There are many ways to do this. One is to out-and-out acknowledge that you know you are using a cliché, perhaps with irony. Another is to turn the cliché somehow in a way that makes it new while still recalling the power of the original utterance. The phrase “social distancing” has become pretty rote in today’s discourse, but when I recently saw its terms reversed somewhere as “distant socializing,” that caught my eye and made me go back to recall the original term and think about its meaning and derivation instead of just skating past it. 

Students of poetry are familiar with the admonition to avoid large, abstract, and often overused words like “heart,” so often seen in poems that it has become a trope and dreaded cliché (think Hallmark cards). So, it especially delights me when I see a poem like today’s that gets away with using it. Why does “heart” work here?

It works primarily because of the writer’s tremendous restraint. It is difficult to imagine a poetic subject more evocative of pathos than a loved child who has died, and yet Murawski manages to communicate the depth of that loss without sentimentality or complaint. The main technique is distance—the speaker stands at a remove, as point of view is objective third person with nary an “I” in the poem. Melodramatic diction is scrupulously avoided. Instead, the speaker looks at her head and heart almost literally, not just as body parts but also as places in a landscape the speaker must cross. 

Besides being a great strategy for keeping readers in the poem, this device enacts what the poem is talking about when it describes a heart unable to feel things as it used to feel them. The poem is sad because its subject is sad, but the speaker is markedly dispassionate in her recounting of it, in her tone. This kind of remove is necessary for writers to be able to make art from painful personal events. Besides just enabling the poem to be written, it also enhances the experience of reading it—readers can enter the poem by degrees without feeling manipulated or overwhelmed, and then can be led to an experience that will remind or teach them something about human grief. 

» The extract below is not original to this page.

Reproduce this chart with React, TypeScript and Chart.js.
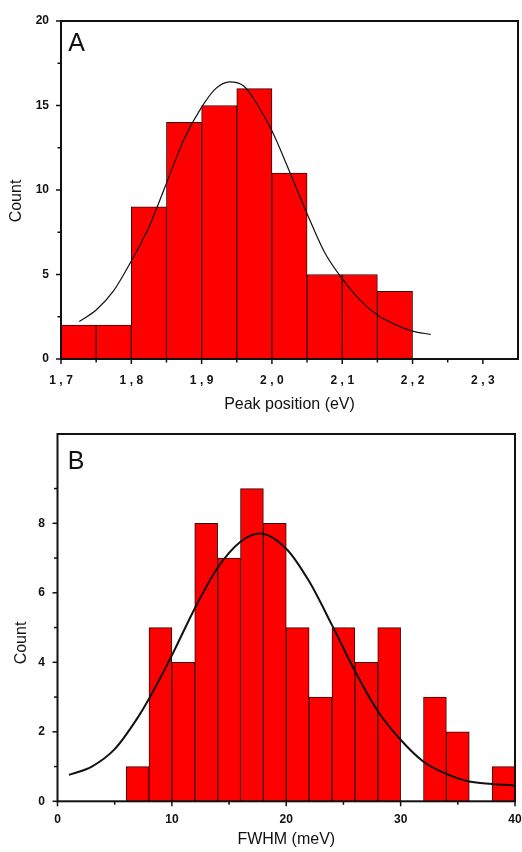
import React, { useEffect, useRef } from 'react';
import { Chart, registerables } from 'chart.js';

Chart.register(...registerables);

// ---------- Panel A : peak position ----------
const peakBinStarts = [1.7, 1.75, 1.8, 1.85, 1.9, 1.95, 2.0, 2.05, 2.1, 2.15];
const peakCounts = [2, 2, 9, 14, 15, 16, 11, 5, 5, 4];
const peakBinWidth = 0.05;
const peakFitX = [1.726, 1.75, 1.775, 1.8, 1.825, 1.85, 1.875, 1.9, 1.92, 1.94, 1.96, 1.98, 2.0, 2.025, 2.05, 2.075, 2.1, 2.125, 2.15, 2.175, 2.2, 2.226];
const peakFitY = [2.22, 2.9, 4.05, 5.8, 7.8, 10.4, 13.0, 14.9, 16.0, 16.4, 16.15, 15.0, 13.5, 11.1, 8.6, 6.3, 4.75, 3.5, 2.6, 2.05, 1.65, 1.45];
const peakXTicks = [1.7, 1.8, 1.9, 2.0, 2.1, 2.2, 2.3];
const peakXMinor = [1.75, 1.85, 1.95, 2.05, 2.15, 2.25];
const peakYTicks = [0, 5, 10, 15, 20];
const peakYMinor = [2.5, 7.5, 12.5, 17.5];
const peakXTitle = 'Peak position (eV)';
const peakYTitle = 'Count';
const peakLetter = 'A';

// ---------- Panel B : FWHM ----------
const fwhmBinStarts = [6, 8, 10, 12, 14, 16, 18, 20, 22, 24, 26, 28, 30, 32, 34, 36, 38];
const fwhmCounts = [1, 5, 4, 8, 7, 9, 8, 5, 3, 5, 4, 5, 0, 3, 2, 0, 1];
const fwhmBinWidth = 2;
const fwhmFitX = [1, 3, 5, 7, 8, 10, 12, 14, 16, 17.7, 20, 22, 24, 26, 28, 30, 32, 34, 36, 38, 40];
const fwhmFitY = [0.76, 1.0, 1.5, 2.4, 2.95, 4.2, 5.55, 6.72, 7.47, 7.71, 7.27, 6.33, 5.07, 3.75, 2.6, 1.77, 1.14, 0.79, 0.57, 0.5, 0.45];
const fwhmXTicks = [0, 10, 20, 30, 40];
const fwhmXMinor = [5, 15, 25, 35];
const fwhmYTicks = [0, 2, 4, 6, 8];
const fwhmYMinor = [1, 3, 5, 7, 9];
const fwhmXTitle = 'FWHM (meV)';
const fwhmYTitle = 'Count';
const fwhmLetter = 'B';

const FONT = "'Liberation Sans', Arial, Helvetica, sans-serif";
const INK = '#111111';

const framePlugin = {
  id: 'frame',
  afterDatasetsDraw(chart: any, _args: any, opts: any) {
    const { ctx, chartArea } = chart;
    const xs = chart.scales.x;
    const ys = chart.scales.y;
    ctx.save();
    ctx.strokeStyle = INK;
    ctx.lineWidth = 1.5;
    const drawX = (v: number, len: number) => {
      const px = xs.getPixelForValue(v);
      ctx.beginPath();
      ctx.moveTo(px, chartArea.bottom);
      ctx.lineTo(px, chartArea.bottom + len);
      ctx.stroke();
    };
    const drawY = (v: number, len: number) => {
      const py = ys.getPixelForValue(v);
      ctx.beginPath();
      ctx.moveTo(chartArea.left, py);
      ctx.lineTo(chartArea.left - len, py);
      ctx.stroke();
    };
    opts.xMajor.forEach((v: number) => drawX(v, 5));
    opts.xMinor.forEach((v: number) => drawX(v, 3.5));
    opts.yMajor.forEach((v: number) => drawY(v, 5));
    opts.yMinor.forEach((v: number) => drawY(v, 3.5));
    ctx.lineWidth = 2;
    ctx.strokeRect(chartArea.left, chartArea.top, chartArea.right - chartArea.left, chartArea.bottom - chartArea.top);
    ctx.fillStyle = INK;
    ctx.textAlign = 'center';
    ctx.textBaseline = 'middle';
    ctx.font = `16px ${FONT}`;
    ctx.fillText(opts.xTitle, opts.xTitlePos[0], opts.xTitlePos[1]);
    ctx.save();
    ctx.translate(opts.yTitlePos[0], opts.yTitlePos[1]);
    ctx.rotate(-Math.PI / 2);
    ctx.fillText(opts.yTitle, 0, 0);
    ctx.restore();
    ctx.font = `25px ${FONT}`;
    ctx.fillText(opts.letter, opts.letterPos[0], opts.letterPos[1]);
    ctx.restore();
    // x tick labels (drawn next, on layer z=1) get the wide letter spacing of the original
    if (opts.xLetterSpacing) {
      ctx.save();
      ctx.letterSpacing = `${opts.xLetterSpacing}px`;
      ctx.translate(opts.xLetterSpacing / 2, 0);
    }
  },
  afterDraw(chart: any, _args: any, opts: any) {
    if (opts.xLetterSpacing) {
      chart.ctx.restore();
      chart.ctx.letterSpacing = '0px';
    }
  },
};

function makeConfig(p: any) {
  const bars = p.binStarts.map((s: number, i: number) => ({ x: s + p.binWidth / 2, y: p.counts[i] }));
  const fit = p.fitX.map((x: number, i: number) => ({ x, y: p.fitY[i] }));
  const tickFont = { family: FONT, size: 12, weight: 'bold' as const };
  return {
    type: 'bar' as const,
    data: {
      datasets: [
        {
          type: 'line' as const,
          data: fit,
          borderColor: INK,
          borderWidth: p.curveWidth,
          pointRadius: 0,
          fill: false,
          cubicInterpolationMode: 'monotone' as const,
          order: 0,
        },
        {
          type: 'bar' as const,
          data: bars,
          backgroundColor: '#ff0000',
          borderColor: '#3c0606',
          borderWidth: 1,
          barPercentage: 1,
          categoryPercentage: 1,
          order: 1,
        },
      ],
    },
    options: {
      responsive: false,
      animation: false as const,
      events: [],
      layout: { padding: p.padding },
      plugins: {
        legend: { display: false },
        tooltip: { enabled: false },
        frame: p.frame,
      },
      scales: {
        x: {
          type: 'linear' as const,
          min: p.xMin,
          max: p.xMax,
          offset: false,
          grid: { display: false, drawTicks: false, offset: false },
          border: { display: false },
          afterBuildTicks: (s: any) => { s.ticks = p.xTicks.map((v: number) => ({ value: v })); },
          afterFit: (s: any) => { s.height = p.xHeight; s.paddingLeft = 0; s.paddingRight = 0; },
          ticks: {
            font: tickFont,
            color: INK,
            padding: p.xTickPad,
            maxRotation: 0,
            autoSkip: false,
            z: 1,
            callback: p.xFormat,
          },
        },
        y: {
          type: 'linear' as const,
          min: 0,
          max: p.yMax,
          grid: { display: false, drawTicks: false },
          border: { display: false },
          afterBuildTicks: (s: any) => { s.ticks = p.yTicks.map((v: number) => ({ value: v })); },
          afterFit: (s: any) => { s.width = p.yWidth; s.paddingTop = 0; s.paddingBottom = 0; },
          ticks: {
            font: tickFont,
            color: INK,
            padding: p.yTickPad,
            autoSkip: false,
            callback: (v: any) => String(v),
          },
        },
      },
    },
    plugins: [framePlugin],
  };
}

export default function App() {
  const refA = useRef<HTMLCanvasElement>(null);
  const refB = useRef<HTMLCanvasElement>(null);

  useEffect(() => {
    const chartA = new Chart(refA.current as HTMLCanvasElement, makeConfig({
      binStarts: peakBinStarts,
      counts: peakCounts,
      binWidth: peakBinWidth,
      fitX: peakFitX,
      fitY: peakFitY,
      curveWidth: 1.2,
      padding: { left: 0, top: 21, right: 4, bottom: 0 },
      xHeight: 61,
      yWidth: 61,
      xMin: 1.7,
      xMax: 2.35,
      yMax: 20,
      xTicks: peakXTicks,
      yTicks: peakYTicks,
      xTickPad: 14,
      yTickPad: 12,
      xFormat: (v: any) => Number(v).toFixed(1).replace('.', ','),
      frame: {
        xMajor: peakXTicks, xMinor: peakXMinor, yMajor: peakYTicks, yMinor: peakYMinor,
        xTitle: peakXTitle, yTitle: peakYTitle, letter: peakLetter,
        xTitlePos: [289.5, 405], yTitlePos: [17, 201], letterPos: [76.5, 44],
        xLetterSpacing: 3.5,
      },
    }) as any);

    const chartB = new Chart(refB.current as HTMLCanvasElement, makeConfig({
      binStarts: fwhmBinStarts,
      counts: fwhmCounts,
      binWidth: fwhmBinWidth,
      fitX: fwhmFitX,
      fitY: fwhmFitY,
      curveWidth: 2,
      padding: { left: 0, top: 14, right: 7, bottom: 0 },
      xHeight: 50.7,
      yWidth: 57.5,
      xMin: 0,
      xMax: 40,
      yMax: 10.57,
      xTicks: fwhmXTicks,
      yTicks: fwhmYTicks,
      xTickPad: 11.5,
      yTickPad: 12.5,
      xFormat: (v: any) => String(v),
      frame: {
        xMajor: fwhmXTicks, xMinor: fwhmXMinor, yMajor: fwhmYTicks, yMinor: fwhmYMinor,
        xTitle: fwhmXTitle, yTitle: fwhmYTitle, letter: fwhmLetter,
        xTitlePos: [286.3, 419.5], yTitlePos: [22, 223], letterPos: [76, 42],
        xLetterSpacing: 0,
      },
    }) as any);

    return () => {
      chartA.destroy();
      chartB.destroy();
    };
  }, []);

  return (
    <div style={{ position: 'absolute', left: 0, top: 0, width: 522, height: 852, background: '#ffffff' }}>
      <canvas ref={refA} width={522} height={420} style={{ position: 'absolute', left: 0, top: 0, display: 'block' }} />
      <canvas ref={refB} width={522} height={432} style={{ position: 'absolute', left: 0, top: 420, display: 'block' }} />
    </div>
  );
}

Another reason Murawski gets away with using those heart and head images is that she does something unusual with them. Instead of what we might expect to read in a poem of bereavement—my aching heart or my heart-and-head-at-war, for example—she presents the heart and head as literal body parts and then goes further with what feels almost like an inversion of personification. Personification ascribes human attributes to nonhuman creatures and things. Here, something human—a head and a heart—becomes something not-human—a physical destination in a landscape made bleak by loss. That landscape, moreover, is the map of the speaker’s spiritual state and suffering. The result gives us a new way to access the speaker’s pain, which feels fresh in the way grief always feels fresh.

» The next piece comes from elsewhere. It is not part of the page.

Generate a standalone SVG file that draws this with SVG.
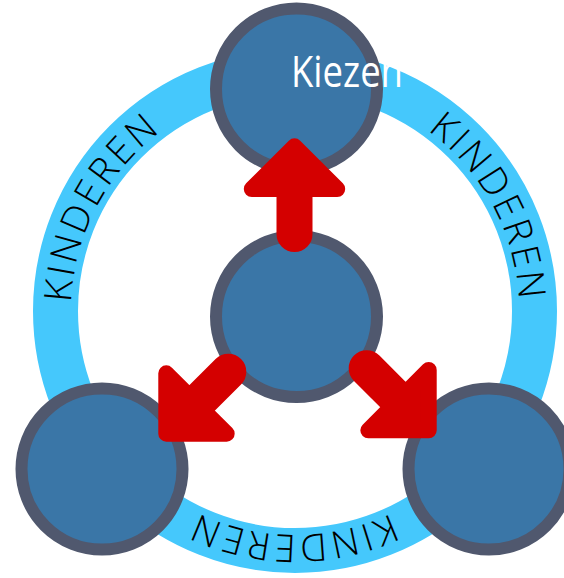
<svg xmlns="http://www.w3.org/2000/svg" xmlns:xlink="http://www.w3.org/1999/xlink" width="564" height="578" viewBox="0 0 564 578">
  <style>
    .node { fill: #3A76A7; stroke: #50586E; stroke-width: 12; }
    .ring { fill: none; stroke: #45C8FC; stroke-width: 45; }
    .arrow { fill: #D40000; stroke: #D40000; stroke-width: 16; stroke-linejoin: round; }
    .ringtext { font-family: "Open Sans", "Noto Sans", sans-serif; font-size: 38px; font-weight: 300; fill: #000000; letter-spacing: 3px; }
    .label { font-family: "Open Sans", "Noto Sans", sans-serif; font-size: 44px; fill: #FFFFFF; }
  </style>
  <defs>
    <path id="ringpath" d="M 519,311 A 224,224 0 1 1 71,311 A 224,224 0 1 1 519,311"/>
    <path id="arrowShape" d="M 0,11.3 L 42.7,54 L 10,54 L 10,99 A 10,10 0 0 1 -10,99 L -10,54 L -42.7,54 Z"/>
  </defs>
  <rect width="564" height="578" fill="#FFFFFF"/>
  <g id="ring">
    <circle class="ring" cx="295" cy="311" r="239.5"/>
    <text class="ringtext"><textPath xlink:href="#ringpath" href="#ringpath" startOffset="353.5" text-anchor="middle">KINDEREN</textPath></text>
    <text class="ringtext"><textPath xlink:href="#ringpath" href="#ringpath" startOffset="812.7" text-anchor="middle">KINDEREN</textPath></text>
    <text class="ringtext"><textPath xlink:href="#ringpath" href="#ringpath" startOffset="1297.5" text-anchor="middle">KINDEREN</textPath></text>
  </g>
  <g id="node-center">
    <circle class="node" cx="296.5" cy="316.5" r="80.5"/>
  </g>
  <g id="node-bottom-left">
    <circle class="node" cx="102" cy="469" r="80.5"/>
  </g>
  <g id="node-bottom-right">
    <circle class="node" cx="489" cy="469" r="80.5"/>
  </g>
  <g id="node-top">
    <circle class="node" cx="296.5" cy="89" r="80.5"/>
  </g>
  <g id="connectors">
    <use xlink:href="#arrowShape" href="#arrowShape" class="arrow" transform="translate(294.5,135)"/>
    <use xlink:href="#arrowShape" href="#arrowShape" class="arrow" transform="translate(158.3,441.7) rotate(-135)"/>
    <use xlink:href="#arrowShape" href="#arrowShape" class="arrow" transform="translate(436.7,438.3) rotate(135)"/>
  </g>
  <g id="node-top-label">
    <text class="label" x="291" y="87" textLength="112" lengthAdjust="spacingAndGlyphs">Kiezen</text>
  </g>
</svg>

So, the head “knows” that the speaker’s child has died, and the heart, located at a physical remove (from across a frozen tundra), knows something else entirely. In an image I cannot stop thinking about, the speaker’s heart is constricted, wound too tightly with silk thread to feel or properly function; it is “muffled” and bound. Anyone familiar with deep grief will understand this image and feeling, perhaps what Emily Dickinson was talking about in “After great pain, a formal feeling comes.”

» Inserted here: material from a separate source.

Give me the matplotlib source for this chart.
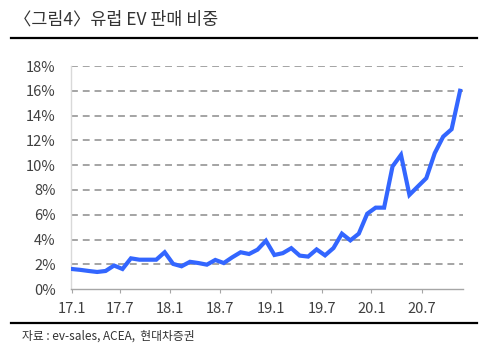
import matplotlib
matplotlib.use('Agg')
import matplotlib.pyplot as plt
from matplotlib.lines import Line2D

plt.rcParams['font.family'] = ['Noto Sans CJK KR', 'DejaVu Sans']

# data: EV share of car sales in Europe, monthly 2017.1 - 2020.11 (%)
share = [1.62, 1.55, 1.46, 1.38, 1.46, 1.90, 1.62, 2.48, 2.37, 2.37,
         2.37, 2.97, 2.03, 1.84, 2.20, 2.10, 1.97, 2.35, 2.10, 2.56,
         2.97, 2.83, 3.18, 3.90, 2.75, 2.90, 3.30, 2.70, 2.62, 3.20,
         2.72, 3.31, 4.47, 3.93, 4.47, 6.08, 6.57, 6.57, 9.90, 10.83,
         7.60, 8.28, 8.95, 10.97, 12.30, 12.90, 16.00]
months = list(range(len(share)))

tick_labels = ['17.1', '17.7', '18.1', '18.7', '19.1', '19.7', '20.1', '20.7']
tick_pos = [0, 5.7, 11.65, 17.6, 23.6, 29.6, 35.5, 41.5]
y_ticks = list(range(0, 19, 2))

fig = plt.figure(figsize=(4.91, 3.56), dpi=100)
ax = fig.add_axes([0.1446, 0.188, 0.9430 - 0.1446, 0.8146 - 0.188])

for y in y_ticks[1:]:
    ax.axhline(y, color='#8c8c8c', lw=1.1, linestyle=(0, (4.5, 3.2)), zorder=1)

ax.plot(months, share, color='#3366ff', lw=3.0, solid_joinstyle='miter', zorder=3)

ax.set_xlim(-0.1, 46.35)
ax.set_ylim(0, 18)
ax.set_yticks(y_ticks)
ax.set_yticklabels([str(v) + '%' for v in y_ticks])
ax.set_xticks(tick_pos)
ax.set_xticklabels(tick_labels)

for s in ['top', 'right']:
    ax.spines[s].set_visible(False)
ax.spines['left'].set_color('#d9d9d9')
ax.spines['bottom'].set_color('#a6a6a6')
ax.spines['left'].set_linewidth(1.0)
ax.spines['bottom'].set_linewidth(1.0)
ax.tick_params(axis='y', length=0, pad=11, labelsize=10.5, labelcolor='#404040')
ax.tick_params(axis='x', length=3, width=0.8, color='#a6a6a6', pad=6,
               labelsize=10.5, labelcolor='#404040')

# title and frame lines
fig.text(14 / 491, 1 - 20 / 356, '〈그림4〉유럽 EV 판매 비중', fontsize=12.5,
         color='#333333', va='center', ha='left')
fig.add_artist(Line2D([11 / 491, 477 / 491], [1 - 37.7 / 356, 1 - 37.7 / 356],
                      color='black', lw=1.6))
fig.add_artist(Line2D([11 / 491, 477 / 491], [1 - 322.7 / 356, 1 - 322.7 / 356],
                      color='black', lw=1.6))
fig.text(22 / 491, 1 - 336.5 / 356, '자료 : ev-sales, ACEA,  현대차증권', fontsize=8.5,
         color='#333333', va='center', ha='left')

fig.savefig('out.png', dpi=100)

I take it that silk represents the accrued experience of suffering, and what it holds in its tightly cinched loops is another equally devastating image. In a way that brilliantly employs its line break, the silk holds “everything / breaking.” Those layers of silk thread bind the pieces of a life shattered by the loss of a beloved child. The image’s visceral quality, what I sometimes call the “gut quotient” or “feel quotient,” is so striking here. Just thinking about winding a fine thread around anything so many times as to choke it out gives me a feeling of anxiety, a tightening in my chest that mimics actual grief. The idea of a heart laboring under its slow, inexorable accretion of grief-thread feels right and matches what I feel when I recall my own deepest losses. 

I find the silk-shrouded heart image resonant for personal reasons as well. When I was in the fourth grade, my class visited the Juniata Silk Mill in Altoona, Pennsylvania, a field trip that ended with each student being given a finger-sized wooden bobbin wound with bright silk floss. You see what’s coming here, right? In more than one instance, that floss ended up wound around an actual child’s finger, which in my case turned blue. That experience taught me the cutting tensile strength of silk thread, a fiber also used to make parachutes and sutures. “Silk” in the poem also reminds me of the spider silk now used to make sutures, violin strings and Airbus jets. So for me, the image of a heart wound round and round with silk communicates a disturbing sense of suffocation and claustrophobia.

The other reason that image compels me is suggested by the poem itself, which begins by positing the heart as an organ “inside” the speaker’s body the way the child once was. That makes me think of anatomy, of how a heart is essentially one long band of muscle folded and refolded to fit in a chest cavity; in dissection, apparently, a human heart can be unrolled like a thick ribbon or cord. So, we have the idea of the heart—itself a cord—being wrapped unto mummification by another cord (the silk thread). That kind of doubling in poetry pleases me more than I can say.

“Know, Heart” ends in a place of utter desolation and loss, with the heart so baffled by suffering that it cannot feel anything or even conceive of a future. All it can do is look blindly back into memory. I see some small hope in the fact that the speaker’s head is able to contemplate any kind of future without the child and has found a way to comfort itself (in the knowledge that suffering will be ended by a death drawing ever near). If like me, you tend to return to a poem’s title after you’ve finished reading the last line, you may apprehend another glimmer of hope. That is, the title can be read as an injunction by the speaker telling the heart to “know” what the head has discovered: Suffering has its inevitable end when the body dies, and in the meantime, some houses in life do still have their “lights on.” If the heart was “de-personified” in the first few stanzas, that process is reversed in the way I read the title after I have read the whole poem.

These images work on multiple levels and evoke deeply felt connections and symbols leading to other, sometimes doubled images and meanings. For me, they result in an image complex that evokes several feelings and associations at once, triggering memory and resonating in some primitive part of my subconscious. I want to call it “deep image,” except that is a very specific term of art meaning something else, as used by Lorca and others [source here], that I hope will be the subject of a future column. In any event, “Know, Heart” does what I want poetry to do: It makes me feel something deeply and think about something familiar in a new way, and does all that with artful compression and simple, plainspoken diction that communications complex ideas and emotions.